3. Starbucks Partners as Brand Advocates

Starbucks calls their employees “partners,” and they mean it. Partners regularly post about store culture, celebrations, mental health support, or simply how they make someone’s day with a favorite drink. No one forces it — they’re proud to share.

Starbucks amplifies the best of these stories, turning everyday moments into brand-building gold.

👉 Search #ToBeAPartner on Instagram

Why it works: Advocacy starts with culture. If your people love where they work, they’ll talk about it naturally.

4. Cisco’s Employee Ambassadors Program

Cisco formalized advocacy with their “Cisco Champions” and “Cisco Ambassadors” programs. These are groups of tech-savvy, socially active employees who share behind-the-scenes content, attend industry events, and engage online with autonomy and support.

Cisco provides content ideas and tools, but leaves space for individuality. They even give social media training to help employees feel confident.

👉 Twitter: #WeAreCisco

Why it works: Structure + freedom. Cisco supports employee voices without controlling them which builds authenticity.

5. Drift’s Personal Branding Culture

Drift (a B2B SaaS company) is known for encouraging its employees to build their own brands on platforms like LinkedIn. Content marketers, sales reps, even interns regularly post original content about work, learning, and leadership.

Leadership at Drift doesn’t just allow this, they promote it. It helps recruit top talent and increases the brand’s visibility, even without spending on ads.

Why it works: Drift knows that when employees shine, the company shines too.

Best Practices for an Employee Advocacy Strategy That Works

You can’t force advocacy. But you can make it easy and meaningful for your people to participate. Here’s how:

Lead with trust, not control

Employees aren’t spokespeople. They’re people. Give them the freedom to share in their own tone, about things they care about. The moment it feels scripted, you lose authenticity.

Make sharing frictionless

Create a content library, give templates, or offer weekly “share suggestions” but let people add their own voice. Cisco (Example #4) offers tools without pressure, which is key.

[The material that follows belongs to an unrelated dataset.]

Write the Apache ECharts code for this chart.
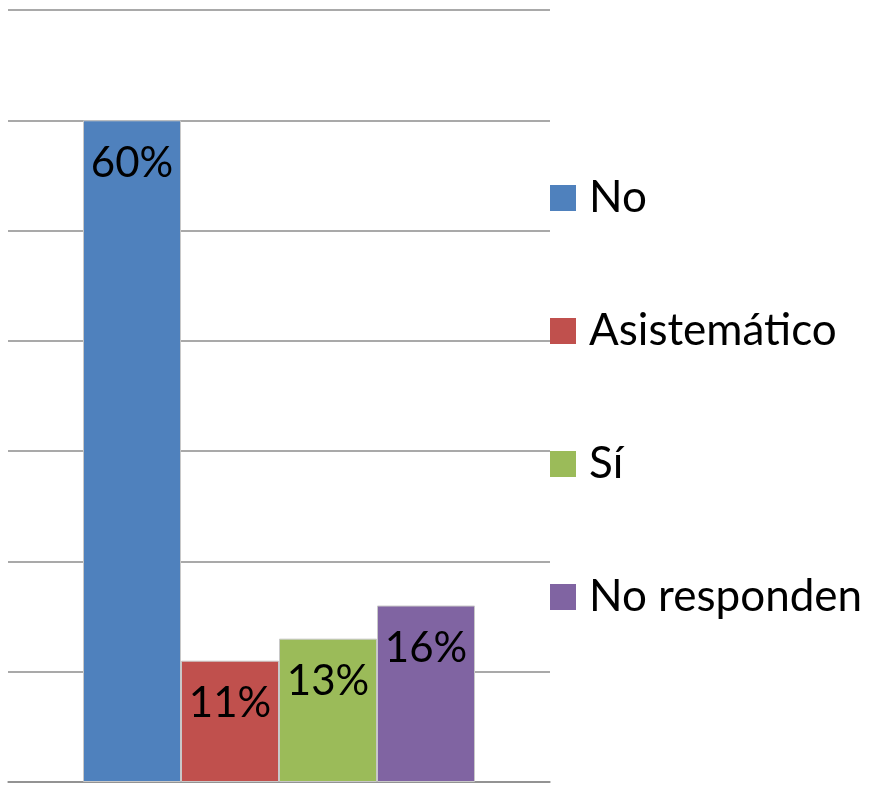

Celebrate and recognize contributions

Spotlight employees who share great posts. Feature them in internal emails or at team meetings. Recognition builds momentum. Starbucks (Example #3) does this incredibly well even with thousands of partners.

Offer social media coaching

Not everyone is a natural poster. Offer short workshops on building a LinkedIn presence, writing posts, or engaging respectfully. It builds confidence and avoids brand risk.

Make it about the employee first

Let’s be honest: most people won’t advocate for your brand if it only benefits you. Help them grow their own profile, network, or thought leadership. Drift (Example #5) shows how this becomes a win-win.

Measure and iterate, but don’t over-police

Track how advocacy impacts reach, engagement, or hiring but don’t kill the vibe with metrics overload. Keep the human touch.

Benefits of Employee Advocacy (When It’s Real)

When done right, employee advocacy turns into a long-term advantage:

  • Boosts brand trust and relatability
    → 76% of people trust content from "normal employees" more than executives (Edelman Trust Barometer).
  • Expands reach without spending more
    → A team of 100 engaged employees can 10x your organic visibility.
  • Supports hiring and employer branding
    → Job seekers trust employee posts way more than polished career pages.
  • Drives engagement and leads
    → Social shares from employees often outperform branded content on LinkedIn.
  • Builds stronger internal culture
    → Advocacy only works when people are proud to work with you. That says a lot.